Aujourd'hui, Grégoire Ghazarian, dit Garbis, ne sort plus guère de
son appartement parisien. Les exemplaires du quotidien arménien
Haratch s'empilent sur sa commode car il ne peut plus les lire. Bien
calé dans son grand fauteuil, le vieillard remplit une fois de plus
son devoir de rescapé : raconter. Après lui, seules des archives
craquelées et des photos floues témoigneront des massacres ordonnés
par le gouvernement Jeunes-Turcs de l'Empire ottoman. Près d'un
million d'Ar méniens (entre 800 000 et 1 200 000) ont péri lors du
premier génocide du XX e siècle. «N'hésitez pas, posez-moi toutes les
questions que vous voulez», insiste-t-il. C'était le mois d'août
1915. La Première Guerre mondiale avait transformé l'Empire ottoman
en poudrière. Les Arméniens d'Ana tolie orientale avaient déjà été
déportés. Mais, à Tchalgara, village peuplé uniquement d'Arméniens
dans le villayet région de Bursa (à l'ouest de l'actuelle Turquie),
Garbis menait encore une vie insouciante.

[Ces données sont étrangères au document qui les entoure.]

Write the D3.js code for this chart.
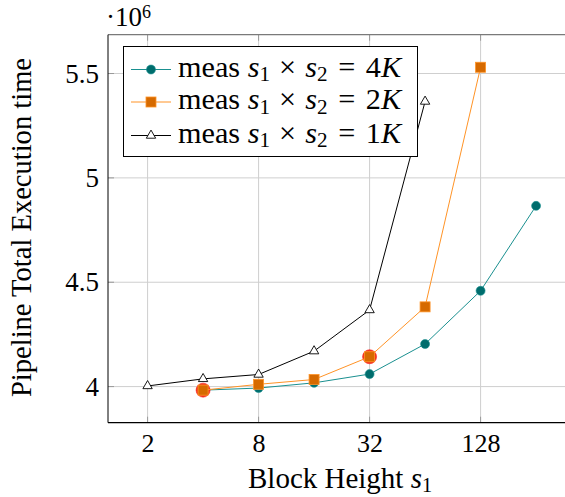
<!DOCTYPE html>
<html><head><meta charset="utf-8">
<script src="https://cdn.jsdelivr.net/npm/d3@7"></script>
<style>body{margin:0;background:#fff}svg{display:block}svg text{font-family:"Liberation Serif","Times New Roman","DejaVu Serif",serif !important;fill:#000}</style>
</head><body><svg id="c" width="565" height="497"></svg>
<script>
// Block heights s1 (log2 axis), values in units of 10^6
const blocks4K = [4, 8, 16, 32, 64, 128, 256];
const meas4K   = [3.983, 3.993, 4.018, 4.060, 4.204, 4.459, 4.866];
const blocks2K = [4, 8, 16, 32, 64, 128];
const meas2K   = [3.983, 4.011, 4.034, 4.143, 4.382, 5.530];
const blocks1K = [2, 4, 8, 16, 32, 64];
const meas1K   = [4.003, 4.037, 4.058, 4.170, 4.367, 5.366];
const highlightX = [4, 32];
const highlightY = [3.983, 4.143];
const xTicks = [2, 8, 32, 128];
const yTicks = [4, 4.5, 5, 5.5];
const seriesNames = ["4", "2", "1"];

const svg = d3.select("#c");
const L = 108, R = 570, T = 34.7, B = 422.7;
const x = d3.scaleLog().base(2).domain([1.22, 391]).range([L, R]);
const y = d3.scaleLinear().domain([3.827, 5.686]).range([B, T]);

function fit(sel, target) {
  let fs = parseFloat(sel.attr("font-size"));
  for (let k = 0; k < 3; k++) {
    const w = sel.node().getBBox().width;
    if (!w) break;
    fs = fs * target / w;
    sel.attr("font-size", fs);
  }
}

// grid
svg.append("g").selectAll("line").data(xTicks).join("line")
  .attr("x1", d => x(d)).attr("x2", d => x(d)).attr("y1", T).attr("y2", B)
  .attr("stroke", "#cfcfcf").attr("stroke-width", 1);
svg.append("g").selectAll("line").data(yTicks).join("line")
  .attr("x1", L).attr("x2", R).attr("y1", d => y(d)).attr("y2", d => y(d))
  .attr("stroke", "#cfcfcf").attr("stroke-width", 1);

// axes via d3
const xAxis = d3.axisBottom(x).tickValues(xTicks).tickFormat(d => d).tickSize(0).tickPadding(0);
const gx = svg.append("g").attr("transform", `translate(0,${B})`).call(xAxis);
gx.select(".domain").remove();
gx.attr("font-family", null).attr("font-size", null);
gx.selectAll("text").attr("font-size", 26).attr("dy", null).attr("y", 452 - B);
const yAxis = d3.axisLeft(y).tickValues(yTicks).tickFormat(d => d).tickSize(0).tickPadding(9);
const gy = svg.append("g").attr("transform", `translate(${L},0)`).call(yAxis);
gy.select(".domain").remove();
gy.attr("font-family", null).attr("font-size", null);
gy.selectAll("text").attr("font-size", 27);

// inner tick marks
svg.append("g").selectAll("line").data(xTicks).join("line")
  .attr("x1", d => x(d)).attr("x2", d => x(d)).attr("y1", B).attr("y2", B - 6)
  .attr("stroke", "#999").attr("stroke-width", 1);
svg.append("g").selectAll("line").data(xTicks).join("line")
  .attr("x1", d => x(d)).attr("x2", d => x(d)).attr("y1", T).attr("y2", T + 6)
  .attr("stroke", "#999").attr("stroke-width", 1);
svg.append("g").selectAll("line").data(yTicks).join("line")
  .attr("x1", L).attr("x2", L + 6).attr("y1", d => y(d)).attr("y2", d => y(d))
  .attr("stroke", "#999").attr("stroke-width", 1);

// frame
svg.append("line").attr("x1", L).attr("x2", R).attr("y1", T).attr("y2", T).attr("stroke", "#7a7a7a").attr("stroke-width", 1.2);
svg.append("line").attr("x1", L).attr("x2", L).attr("y1", T).attr("y2", B).attr("stroke", "#000").attr("stroke-width", 1);
svg.append("line").attr("x1", L).attr("x2", R).attr("y1", B).attr("y2", B).attr("stroke", "#000").attr("stroke-width", 1.2);

const line = d3.line().x(d => x(d[0])).y(d => y(d[1]));
const zip = (a, b) => a.map((v, i) => [v, b[i]]);

const d4 = zip(blocks4K, meas4K), d2 = zip(blocks2K, meas2K), d1 = zip(blocks1K, meas1K);
const tealLine = "#1a9090", tealFill = "#006d6d";
const orLine = "#ff9326", orFill = "#d66a00";

// teal
svg.append("path").datum(d4).attr("d", line).attr("fill", "none").attr("stroke", tealLine).attr("stroke-width", 1);
svg.append("g").selectAll("circle").data(d4).join("circle")
  .attr("cx", d => x(d[0])).attr("cy", d => y(d[1])).attr("r", 4.5)
  .attr("fill", tealFill).attr("stroke", tealLine).attr("stroke-width", 0.6);
// highlight
svg.append("g").selectAll("circle").data(zip(highlightX, highlightY)).join("circle")
  .attr("cx", d => x(d[0])).attr("cy", d => y(d[1])).attr("r", 7)
  .attr("fill", "#f03c1e").attr("stroke", "#ff1a1a").attr("stroke-width", 0.6);
// orange
svg.append("path").datum(d2).attr("d", line).attr("fill", "none").attr("stroke", orLine).attr("stroke-width", 1);
svg.append("g").selectAll("rect").data(d2).join("rect")
  .attr("x", d => x(d[0]) - 5).attr("y", d => y(d[1]) - 5).attr("width", 10).attr("height", 10)
  .attr("fill", orFill).attr("stroke", orLine).attr("stroke-width", 0.8);
// black
const tri = d3.symbol().type(d3.symbolTriangle).size(38);
svg.append("path").datum(d1).attr("d", line).attr("fill", "none").attr("stroke", "#000").attr("stroke-width", 1);
svg.append("g").selectAll("path").data(d1).join("path")
  .attr("transform", d => `translate(${x(d[0])},${y(d[1])})`).attr("d", tri)
  .attr("fill", "#fff").attr("stroke", "#000").attr("stroke-width", 0.9);

// legend
const lg = svg.append("g");
lg.append("rect").attr("x", 123.5).attr("y", 46.5).attr("width", 294).attr("height", 110)
  .attr("fill", "#fff").attr("stroke", "#000").attr("stroke-width", 1);
const rowsY = [69.5, 102, 135.5];
seriesNames.forEach((n, i) => {
  const cy = rowsY[i];
  const col = i === 0 ? tealLine : i === 1 ? orLine : "#000";
  lg.append("line").attr("x1", 131).attr("x2", 171).attr("y1", cy).attr("y2", cy).attr("stroke", col).attr("stroke-width", 1);
  if (i === 0) lg.append("circle").attr("cx", 151).attr("cy", cy).attr("r", 4.5).attr("fill", tealFill).attr("stroke", tealLine).attr("stroke-width", 0.6);
  if (i === 1) lg.append("rect").attr("x", 146).attr("y", cy - 5).attr("width", 10).attr("height", 10).attr("fill", orFill).attr("stroke", orLine).attr("stroke-width", 0.8);
  if (i === 2) lg.append("path").attr("transform", `translate(151,${cy})`).attr("d", tri).attr("fill", "#fff").attr("stroke", "#000").attr("stroke-width", 0.9);
  const t = lg.append("text").attr("x", 178).attr("y", cy + 7).attr("font-size", 29);
  t.append("tspan").text("meas ");
  t.append("tspan").attr("font-style", "italic").text("s");
  t.append("tspan").attr("font-size", "0.7em").attr("dy", "0.22em").text("1");
  t.append("tspan").attr("dy", "-0.154em").attr("dx", "0.3em").text("×");
  t.append("tspan").attr("dx", "0.3em").attr("font-style", "italic").text("s");
  t.append("tspan").attr("font-size", "0.7em").attr("dy", "0.22em").text("2");
  t.append("tspan").attr("dy", "-0.154em").attr("dx", "0.35em").text("=");
  t.append("tspan").attr("dx", "0.35em").text(n);
  t.append("tspan").attr("font-style", "italic").text("K");
  fit(t, 225);
});

// labels
const xl = svg.append("text").attr("x", 248).attr("y", 488).attr("font-size", 29);
xl.append("tspan").text("Block Height ");
xl.append("tspan").attr("font-style", "italic").text("s");
xl.append("tspan").attr("font-size", "0.7em").attr("dy", "0.22em").text("1");
fit(xl, 184);

const yl = svg.append("text").attr("transform", "translate(31,227.5) rotate(-90)").attr("text-anchor", "middle")
  .attr("font-size", 29).text("Pipeline Total Execution time");
fit(yl, 339);

const ex = svg.append("text").attr("x", 106).attr("y", 26).attr("font-size", 27);
ex.append("tspan").text("·10");
ex.append("tspan").attr("font-size", 18).attr("dy", -8).text("6");
</script></body></html>
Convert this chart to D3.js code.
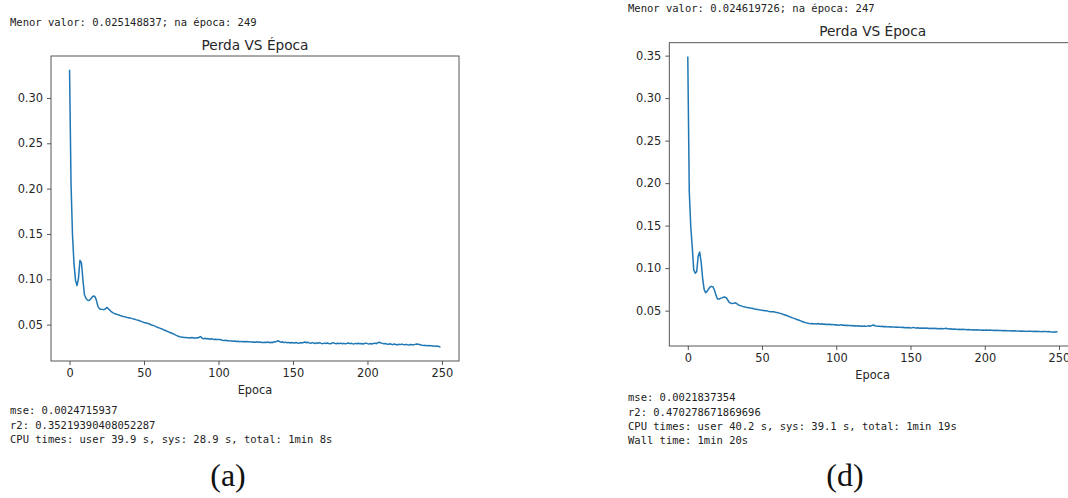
<!DOCTYPE html>
<html>
<head>
<meta charset="utf-8">
<script src="https://cdn.jsdelivr.net/npm/d3@7"></script>
<style>
  body { margin: 0; background: #fff; overflow: hidden; }
  svg { display: block; }
  .mono { font-family: "DejaVu Sans Mono", monospace; font-size: 10.5px; fill: #222; }
  .tick text { font-family: "DejaVu Sans", sans-serif; font-size: 11.4px; fill: #262626; }
  .caption { font-family: "Liberation Serif", serif; font-size: 32px; fill: #111; }
</style>
</head>
<body>
<script>
// loss per epoch, panel (a)
var lossA = [
  0.331, 0.205, 0.148, 0.117, 0.099, 0.093, 0.101, 0.121, 0.118, 0.099,
  0.083, 0.079, 0.077, 0.0765, 0.078, 0.080, 0.0815, 0.081, 0.077, 0.0705,
  0.0675, 0.067, 0.0668, 0.0665, 0.0672, 0.069, 0.0675, 0.066, 0.0642, 0.0632,
  0.0623, 0.0618, 0.0612, 0.0608, 0.0600, 0.0594, 0.0590, 0.0588, 0.0582, 0.0578,
  0.0574, 0.0572, 0.0566, 0.0562, 0.0558, 0.0552, 0.0548, 0.0542, 0.0536, 0.0530,
  0.0524, 0.0521, 0.0515, 0.0512, 0.0504, 0.0496, 0.0492, 0.0486, 0.0478, 0.0470,
  0.0464, 0.0458, 0.0451, 0.0444, 0.0438, 0.0430, 0.0423, 0.0416, 0.0410, 0.0402,
  0.0395, 0.0386, 0.0378, 0.0372, 0.0366, 0.0362, 0.0360, 0.0357, 0.0358, 0.0355,
  0.0356, 0.0353, 0.0358, 0.0354, 0.0350, 0.0356, 0.0352, 0.0360, 0.0368, 0.0350,
  0.0345, 0.0350, 0.0342, 0.0346, 0.0338, 0.0343, 0.0340, 0.0335, 0.0339, 0.0336,
  0.0335, 0.0337, 0.0330, 0.0326, 0.0324, 0.0327, 0.0321, 0.0323, 0.0318, 0.0320,
  0.0316, 0.0319, 0.0314, 0.0317, 0.0312, 0.0315, 0.0311, 0.0314, 0.0310, 0.0313,
  0.0310, 0.0307, 0.0312, 0.0306, 0.0309, 0.0305, 0.0311, 0.0304, 0.0308, 0.0302,
  0.0302, 0.0306, 0.0303, 0.0309, 0.0301, 0.0305, 0.0300, 0.0310, 0.0307, 0.0315,
  0.0322, 0.0312, 0.0305, 0.0310, 0.0301, 0.0307, 0.0299, 0.0304, 0.0297, 0.0303,
  0.0300, 0.0296, 0.0303, 0.0298, 0.0294, 0.0302, 0.0297, 0.0303, 0.0308, 0.0300,
  0.0305, 0.0298, 0.0295, 0.0301, 0.0296, 0.0292, 0.0299, 0.0294, 0.0302, 0.0293,
  0.0290, 0.0296, 0.0291, 0.0297, 0.0292, 0.0288, 0.0295, 0.0301, 0.0293, 0.0289,
  0.0294, 0.0290, 0.0296, 0.0289, 0.0293, 0.0288, 0.0292, 0.0297, 0.0290, 0.0294,
  0.0290, 0.0287, 0.0293, 0.0289, 0.0295, 0.0288, 0.0292, 0.0286, 0.0291, 0.0296,
  0.0290, 0.0285, 0.0292, 0.0287, 0.0291, 0.0296, 0.0289, 0.0300, 0.0305, 0.0298,
  0.0293, 0.0288, 0.0291, 0.0285, 0.0282, 0.0289, 0.0284, 0.0279, 0.0286, 0.0281,
  0.0276, 0.0283, 0.0279, 0.0285, 0.0280, 0.0277, 0.0282, 0.0278, 0.0276, 0.0280,
  0.0277, 0.0279, 0.0282, 0.0285, 0.0283, 0.0280, 0.0275, 0.0272, 0.0270, 0.0271,
  0.0268, 0.0269, 0.0266, 0.0267, 0.0265, 0.0264, 0.0262, 0.0263, 0.0258, 0.025148837
];

// loss per epoch, panel (d)
var lossD = [
  0.349, 0.190, 0.149, 0.125, 0.098, 0.094, 0.096, 0.114, 0.119, 0.107,
  0.088, 0.075, 0.071, 0.0727, 0.0755, 0.0778, 0.0786, 0.0778, 0.074, 0.068,
  0.0637, 0.0637, 0.0645, 0.065, 0.0657, 0.066, 0.065, 0.0622, 0.0595, 0.0588,
  0.0585, 0.0588, 0.0592, 0.0582, 0.0568, 0.0560, 0.0556, 0.0550, 0.0547, 0.0541,
  0.0538, 0.0534, 0.0530, 0.0528, 0.0524, 0.0520, 0.0517, 0.0514, 0.0510, 0.0507,
  0.0505, 0.0502, 0.0498, 0.0500, 0.0494, 0.0490, 0.0488, 0.0486, 0.0488, 0.0482,
  0.0478, 0.0474, 0.0468, 0.0465, 0.0458, 0.0452, 0.0446, 0.0440, 0.0433, 0.0426,
  0.0418, 0.0412, 0.0406, 0.0398, 0.0392, 0.0386, 0.0380, 0.0373, 0.0366, 0.0360,
  0.0356, 0.0351, 0.0348, 0.0346, 0.0349, 0.0344, 0.0347, 0.0342, 0.0348, 0.0341,
  0.0346, 0.0340, 0.0343, 0.0338, 0.0341, 0.0337, 0.0339, 0.0335, 0.0338, 0.0332,
  0.0335, 0.0331, 0.0329, 0.0335, 0.0327, 0.0330, 0.0325, 0.0328, 0.0324, 0.0326,
  0.0322, 0.0326, 0.0320, 0.0323, 0.0318, 0.0321, 0.0317, 0.0320, 0.0316, 0.0319,
  0.0315, 0.0318, 0.0322, 0.0317, 0.0326, 0.0331, 0.0322, 0.0318, 0.0315, 0.0317,
  0.0313, 0.0316, 0.0311, 0.0314, 0.0309, 0.0312, 0.0308, 0.0311, 0.0306, 0.0309,
  0.0304, 0.0307, 0.0303, 0.0306, 0.0301, 0.0304, 0.0300, 0.0302, 0.0298, 0.0301,
  0.0296, 0.0299, 0.0303, 0.0297, 0.0295, 0.0298, 0.0294, 0.0297, 0.0293, 0.0295,
  0.0292, 0.0295, 0.0291, 0.0294, 0.0290, 0.0293, 0.0289, 0.0292, 0.0288, 0.0291,
  0.0288, 0.0290, 0.0287, 0.0289, 0.0293, 0.0286, 0.0284, 0.0286, 0.0282, 0.0284,
  0.0280, 0.0282, 0.0279, 0.0281, 0.0278, 0.0280, 0.0277, 0.0279, 0.0276, 0.0278,
  0.0274, 0.0276, 0.0273, 0.0275, 0.0272, 0.0274, 0.0271, 0.0273, 0.0270, 0.0272,
  0.0270, 0.0272, 0.0269, 0.0271, 0.0268, 0.0270, 0.0267, 0.0269, 0.0266, 0.0268,
  0.0265, 0.0267, 0.0264, 0.0266, 0.0263, 0.0265, 0.0262, 0.0264, 0.0261, 0.0263,
  0.0260, 0.0262, 0.0259, 0.0261, 0.0258, 0.0260, 0.0257, 0.0259, 0.0256, 0.0258,
  0.0257, 0.0259, 0.0256, 0.0258, 0.0255, 0.0257, 0.0254, 0.0256, 0.0253, 0.0255,
  0.0254, 0.0256, 0.0253, 0.0255, 0.0252, 0.0250, 0.0248, 0.024619726, 0.0251, 0.0253
];

var xTicks = [0, 50, 100, 150, 200, 250];
var yTicksA = [0.05, 0.10, 0.15, 0.20, 0.25, 0.30];
var yTicksD = [0.05, 0.10, 0.15, 0.20, 0.25, 0.30, 0.35];

var headerA = "Menor valor: 0.025148837; na época: 249";
var headerD = "Menor valor: 0.024619726; na época: 247";
var footerA = ["mse: 0.0024715937", "r2: 0.35219390408052287",
               "CPU times: user 39.9 s, sys: 28.9 s, total: 1min 8s"];
var footerD = ["mse: 0.0021837354", "r2: 0.470278671869696",
               "CPU times: user 40.2 s, sys: 39.1 s, total: 1min 19s",
               "Wall time: 1min 20s"];

var W = 1068, H = 498;

var svg = d3.select("body").append("svg")
    .attr("width", W)
    .attr("height", H);

svg.append("rect").attr("width", W).attr("height", H).attr("fill", "#fff");

function drawPanel(p){
    var g = svg.append("g");
    var w = p.right - p.left, h = p.bottom - p.top;

    // matplotlib style 5% margins
    var xPad = (p.data.length - 1) * 0.05;
    var x = d3.scaleLinear()
        .domain([-xPad, p.data.length - 1 + xPad])
        .range([p.left, p.right]);
    var ext = d3.extent(p.data);
    var yPad = (ext[1] - ext[0]) * 0.05;
    var y = d3.scaleLinear()
        .domain([ext[0] - yPad, ext[1] + yPad])
        .range([p.bottom, p.top]);

    var line = d3.line()
        .x(function(d, i) { return x(i); })
        .y(function(d) { return y(d); });

    g.append("path")
        .datum(p.data)
        .attr("fill", "none")
        .attr("stroke", "#1f77b4")
        .attr("stroke-width", 1.5)
        .attr("stroke-linejoin", "round")
        .attr("d", line);

    var xAxis = g.append("g")
        .attr("transform", "translate(0," + p.bottom + ")")
        .call(d3.axisBottom(x).tickValues(xTicks).tickFormat(d3.format("d"))
            .tickSize(4).tickPadding(4).tickSizeOuter(0));
    var yAxis = g.append("g")
        .attr("transform", "translate(" + p.left + ",0)")
        .call(d3.axisLeft(y).tickValues(p.yTicks).tickFormat(d3.format(".2f"))
            .tickSize(4).tickPadding(4).tickSizeOuter(0));
    [xAxis, yAxis].forEach(function(a){
        a.select(".domain").remove();
        a.selectAll(".tick line").attr("stroke", "#444").attr("stroke-width", 0.9);
    });

    g.append("rect")
        .attr("x", p.left).attr("y", p.top)
        .attr("width", w).attr("height", h)
        .attr("fill", "none")
        .attr("stroke", "#444")
        .attr("stroke-width", 0.9);

    g.append("text")
        .attr("x", (p.left + p.right) / 2)
        .attr("y", p.top - 6.5)
        .attr("text-anchor", "middle")
        .attr("font-family", "DejaVu Sans, sans-serif")
        .attr("font-size", "13.7px")
        .attr("fill", "#262626")
        .text("Perda VS Época");

    g.append("text")
        .attr("x", (p.left + p.right) / 2)
        .attr("y", p.bottom + 32.5)
        .attr("text-anchor", "middle")
        .attr("font-family", "DejaVu Sans, sans-serif")
        .attr("font-size", "11.4px")
        .attr("fill", "#262626")
        .text("Epoca");

    g.append("text")
        .attr("class", "mono")
        .attr("x", p.textX)
        .attr("y", p.headerY)
        .text(p.header);

    g.selectAll(".foot")
        .data(p.footer)
        .enter().append("text")
            .attr("class", "mono")
            .attr("x", p.textX)
            .attr("y", function(d, i) { return p.footerY + i * 14.3; })
            .text(function(d) { return d; });

    g.append("text")
        .attr("class", "caption")
        .attr("x", p.captionX)
        .attr("y", 486)
        .attr("text-anchor", "middle")
        .text(p.caption);
}

drawPanel({
    data: lossA, yTicks: yTicksA,
    left: 51, right: 459, top: 56, bottom: 361,
    textX: 10, headerY: 26, header: headerA,
    footerY: 414.3, footer: footerA,
    captionX: 228, caption: "(a)"
});

drawPanel({
    data: lossD, yTicks: yTicksD,
    left: 669.3, right: 1076, top: 42.7, bottom: 346,
    textX: 628, headerY: 11.5, header: headerD,
    footerY: 401.3, footer: footerD,
    captionX: 845, caption: "(d)"
});
</script>
</body>
</html>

Ses parents possédaient de vastes terres, les récoltes débordaient
des greniers, la culture du ver à soie prospérait. «Je jouais dans la
cour avec un copain lorsqu'ils (les policiers locaux) sont arrivés,
se souvient-il clairement. Nous avons juste eu le temps d'emporter du
pain et il a fallu partir.» En route, les réserves de galettes sans
levain s'épuisèrent rapidement. Au bout de quelques jours, le
décompte macabre commença : «Mon grand frère Ohan est mort le
premier.» Sa famille eut le temps de faire sa toilette, pas de
l'enterrer. Il fallut également abandonner la tante infirme sur le
bas-côté de la route. Trop lourde à porter. Les gendarmes qui
encadraient les déportés fusillaient les traînards. «Puis, ma mère
m'a serré contre elle, je ne l'ai plus jamais revue», raconte-t-il en
tremblant. Avec sa soeur Lucie, elles furent sans doute tuées
sur-le-champ ou enfermées dans un harem. «Mais je n'avais encore rien
vu des atrocités à venir», prévient Garbis à la fin de son
énumération. Pour le prix d'un billet de deuxième classe, les
Arméniens furent entassés dans des wagons à moutons à deux étages.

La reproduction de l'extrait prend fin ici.